Interactive and Automatic Refinement of Translation Rules for a Transfer-based MT systems OR Can the Internet help improve MT?
Achieving high translation quality remains the biggest challenge in Machine Translation (MT) systems. To address this challenge researchers have explored a variety of methods to include user feedback in the MT loop. However, most MT systems have failed to incorporate post-editing efforts beyond the addition of corrected translations to the parallel training data for Statistical and Example-Based system or to a translation memory database. My research centers on developing a largely automated approach that uses online post-editing feedback from non-experts to refine translation rules. Precise error correction information that is relevant to the system allows the Automatic Rule Refiner to trace the errors back to incorrect lexical and grammar rules responsible for the errors and to propose concrete fixes to such rules. Since this approach attacks the problem at its core, it generalizes beyond the input sentences corrected by bilingual speakers, and allows for correct translation of unseen data. The reaching power of the Internet further enhances the relevance of this work. We envision modifying the product of my research to be an online game with a purpose. This game will allow bilingual speakers to correct MT input, get rewards for making good corrections, and compare their scores and speed to those of other players. For the MT community, this game will provide a free and easy way to get feedback for MT system improvement.

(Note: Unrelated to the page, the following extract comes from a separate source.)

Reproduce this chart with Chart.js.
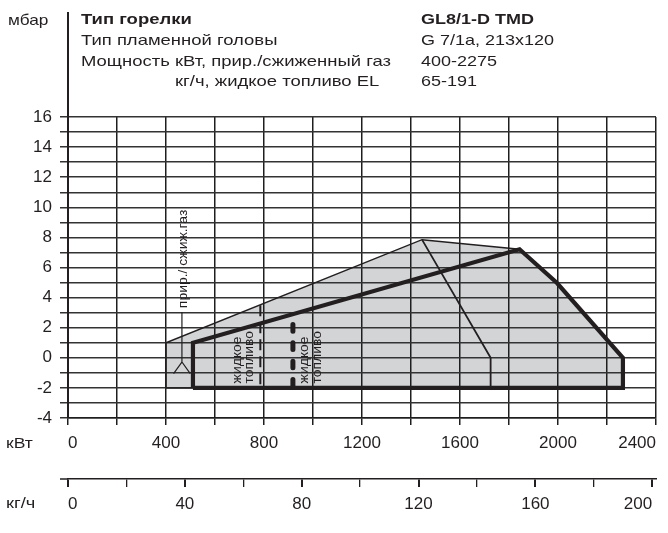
<!DOCTYPE html>
<html>
<head>
<meta charset="utf-8">
<script src="https://cdn.jsdelivr.net/npm/chart.js@4/dist/chart.umd.min.js"></script>
<style>
  html, body { margin: 0; padding: 0; background: #fff; }
  #app { width: 668px; height: 533px; position: relative; }
</style>
</head>
<body>
<div id="app"><canvas id="chart"></canvas></div>
<script>
const ink = "#231f20"
const family = "'Liberation Sans', Arial, Helvetica, sans-serif"

// gas working field (thin outline, grey fill), kW / mbar
const gasKw = [400, 400, 1445, 1843, 1996, 2265, 2265, 400]
const gasMbar = [-2, 1, 7.85, 7.21, 4.97, 0, -2, -2]

// heavy outline
const heavyKw = [510, 510, 1843, 1996, 2265, 2265, 510]
const heavyMbar = [-2, 1, 7.21, 4.97, 0, -2, -2]

// thin inner line from the peak
const innerKw = [1445, 1725, 1725]
const innerMbar = [7.85, 0, -2]

// oil limits (dashed verticals)
const oilMinKw = [785, 785]
const oilMinMbar = [3.5, -2]
const oilStageKw = [918, 918]
const oilStageMbar = [2.21, -1.88]

// leader for the gas label
const leaderKw = [465, 465, 431, 465, 499]
const leaderMbar = [3.04, -0.28, -1.05, -0.28, -1.05]

// tick labels
const kwLabels = [0, 400, 800, 1200, 1600, 2000, 2400]
const kghLabels = [0, 40, 80, 120, 160, 200]
const mbarLabels = [-4, -2, 0, 2, 4, 6, 8, 10, 12, 14, 16]

// header
const headerNames = ["Тип горелки", "Тип пламенной головы", "Мощность кВт, прир./сжиженный газ", "кг/ч, жидкое топливо EL"]
const headerValues = ["GL8/1-D TMD", "G 7/1a, 213x120", "400-2275", "65-191"]

// rotated notes inside the plot
const noteTexts = [["прир./ сжиж.газ"], ["жидкое", "топливо"], ["жидкое", "топливо"]]
const noteKw = [470, 715, 992]
const noteMbar = [3.3, -1.7, -1.7]

function points(xs, ys){
    return xs.map((x, i) => ({x: x, y: ys[i]}))
}

function line(xs, ys, extra){
    return Object.assign({
        data: points(xs, ys),
        showLine: true,
        pointRadius: 0,
        borderColor: ink,
        borderWidth: 1.5,
        fill: false,
        tension: 0
    }, extra)
}

// the print face is wider than Liberation Sans, so stretch it a bit
function wideText(ctx, text, x, y, sx){
    ctx.save()
    ctx.translate(x, y)
    ctx.scale(sx, 1)
    ctx.fillText(text, 0, 0)
    ctx.restore()
}

const headerPlugin = {
    id: "header",
    afterDraw(chart){
        const ctx = chart.ctx
        const area = chart.chartArea
        const kgh = chart.scales.kgh
        ctx.save()
        ctx.fillStyle = ink
        ctx.textBaseline = "alphabetic"
        ctx.font = "15px " + family
        wideText(ctx, "мбар", 8, 25, 1.15)

        ctx.strokeStyle = ink
        ctx.lineWidth = 2
        ctx.beginPath()
        ctx.moveTo(area.left, 12)
        ctx.lineTo(area.left, area.top)
        ctx.stroke()

        // kg/h axis line starts a little left of zero
        ctx.lineWidth = 1.5
        ctx.beginPath()
        ctx.moveTo(60, kgh.top)
        ctx.lineTo(area.left, kgh.top)
        ctx.stroke()

        const base = [24, 45, 65.5, 85.5]
        headerNames.forEach((t, i) => {
            ctx.font = (i === 0 ? "bold " : "") + "15px " + family
            wideText(ctx, t, i === 3 ? 175 : 81, base[i], 1.23)
        })
        headerValues.forEach((t, i) => {
            ctx.font = (i === 0 ? "bold " : "") + "15px " + family
            wideText(ctx, t, 421, base[i], 1.2)
        })

        ctx.font = "15px " + family
        ctx.textBaseline = "middle"
        wideText(ctx, "кВт", 6, chart.scales.x.top + 25.5, 1.17)
        wideText(ctx, "кг/ч", 6, kgh.top + 24.5, 1.22)

        // notes, rotated to read upward
        ctx.font = "13px " + family
        ctx.textAlign = "left"
        noteTexts.forEach((lines, n) => {
            const px = chart.scales.x.getPixelForValue(noteKw[n])
            const py = chart.scales.y.getPixelForValue(noteMbar[n])
            ctx.save()
            ctx.translate(px, py)
            ctx.rotate(-Math.PI / 2)
            lines.forEach((t, i) => {
                wideText(ctx, t, 0, (i - (lines.length - 1) / 2) * 12.5, 1.07)
            })
            ctx.restore()
        })
        ctx.restore()
    }
}

function main(){
    const canvas = document.getElementById("chart").getContext("2d")
    const tickFont = {family: family, size: 17}

    new Chart(canvas, {
        type: "scatter",
        data: {
            datasets: [
                line(gasKw, gasMbar, {fill: "shape", backgroundColor: "#d2d4d6", borderWidth: 1.5}),
                line(heavyKw, heavyMbar, {borderWidth: 4.2, borderJoinStyle: "miter"}),
                line(innerKw, innerMbar, {borderWidth: 1.8}),
                line(oilMinKw, oilMinMbar, {borderWidth: 2, borderDash: [11, 6]}),
                line(oilStageKw, oilStageMbar, {borderWidth: 5, borderDash: [6.7, 11.6], borderCapStyle: "round"}),
                line(leaderKw, leaderMbar, {borderWidth: 1.2})
            ]
        },
        options: {
            responsive: true,
            maintainAspectRatio: false,
            animation: false,
            layout: {padding: {top: 117, left: 0, right: 12, bottom: 14}},
            plugins: {
                legend: {display: false},
                tooltip: {enabled: false},
                filler: {drawTime: "beforeDraw"}
            },
            scales: {
                x: {
                    type: "linear",
                    position: "bottom",
                    weight: 1,
                    min: 0,
                    max: 2400,
                    afterFit: s => { s.height = 61 },
                    grid: {color: "#1e1e1e", lineWidth: 1.5, tickLength: 7},
                    border: {color: "#1e1e1e", width: 1.5},
                    ticks: {
                        stepSize: 200, autoSkip: false, maxRotation: 0, align: "inner",
                        padding: 8, color: ink, font: tickFont,
                        callback: v => kwLabels.includes(v) ? String(v) : ""
                    }
                },
                kgh: {
                    type: "linear",
                    position: "bottom",
                    weight: 2,
                    min: 0,
                    max: 201.3,
                    afterFit: s => { s.height = 40 },
                    grid: {
                        drawOnChartArea: false, color: ink, tickLength: 8,
                        lineWidth: c => (c.tick && c.tick.value % 40 === 0) ? 2 : 1.3
                    },
                    border: {color: ink, width: 1.5},
                    ticks: {
                        stepSize: 20, includeBounds: false, autoSkip: false, maxRotation: 0, align: "inner",
                        padding: 7, color: ink, font: tickFont,
                        callback: v => kghLabels.includes(v) ? String(v) : ""
                    }
                },
                y: {
                    type: "linear",
                    min: -4,
                    max: 16,
                    afterFit: s => { s.width = 68 },
                    grid: {color: "#333", lineWidth: 1.5, tickLength: 8},
                    border: {color: ink, width: 2},
                    ticks: {
                        stepSize: 1, autoSkip: false, padding: 8, color: ink, font: tickFont,
                        callback: v => mbarLabels.includes(v) ? String(v) : ""
                    }
                }
            }
        },
        plugins: [headerPlugin]
    })
}

main()
</script>
</body>
</html>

I am currently in charge of developing the resources for Quechua. During the summer of 2005, I spent three months in Cusco building the resources and infrastructure to implement a Quechua-Spanish MT prototype system, as part of the V-Unit (Vision Unit). The V-Unit is part of the TechBridgeWorld Initiative at CMU. Currently the Quechua-Spanish MT prototype system has 25 translation rules and 683 lexical entries (40 manually and 643 semi-automatically created).
From May 2002 until January 2005, I was in charge of Mapudungun. In April and November of 2002, I travelled to Temuco, Chile, and worked with the local team at the Instituto de Estudios Indígenas (Universidad de la Frontera) to develop resources and NLP tools for Mapudung-Spanish (transcribed spoken corpus, dictionary, morphological analyzer). I also provided technical assistance setting up and using software developed at CMU.
For my thesis, I am working on automatically refining translation rules, by using minimal corrections from non-expert bilingual users. More
Quechua
Quechua or runasimi, which means language of the people, is the indigenous language of a large portion of the South American highlands, and there are about 10 million speakers today. However, we know of no electronic resources in Quechua, let alone any information and communication technologies in Quechua.
The term Quechua covers a variety of distinct languages and dialects. The Ethnologue Data Base showes 46 dialects of Quechuan, 32 spoken in Peru. Quechua is also spoken in Bolivia, Ecuador, South of Colombia and North of Argentina. The most important dialect is that spoken in Cuzco, the seat of the former Inca Empire. Quechua spread by means of conquests realized before and during that empire. It displaced several earlier languages, only to find itself increasingly displaced today by Spanish. In spite of this intense competition, Quechua in its various forms remains a vital language in Peru and elsewhere.
A piece of good news for us, computational linguists, is that the endless battle to decide which one of the two competing orthographies should be the official one, the pentavocal and the trivocal, has finally ended in favor of the pentavocalic orthographic system, which has a closest correspondence with the Quechuan letter-to-sound rules.
In 2005 Spring Semester, I audited Quechua II at the University of Pittsburgh, taught by Salome Gutierrez. And during my time in Cusco (June-August 2005), I studied both the Quechua language and culture at Centro Bartolome de las Casas, where I enjoyed daily classes taught by native speaker and educator Gina Maldonado.
Mapudungun
Mapudungun is an American Indigenous language spoken in Chile and Argentina by about half million Mapuche people.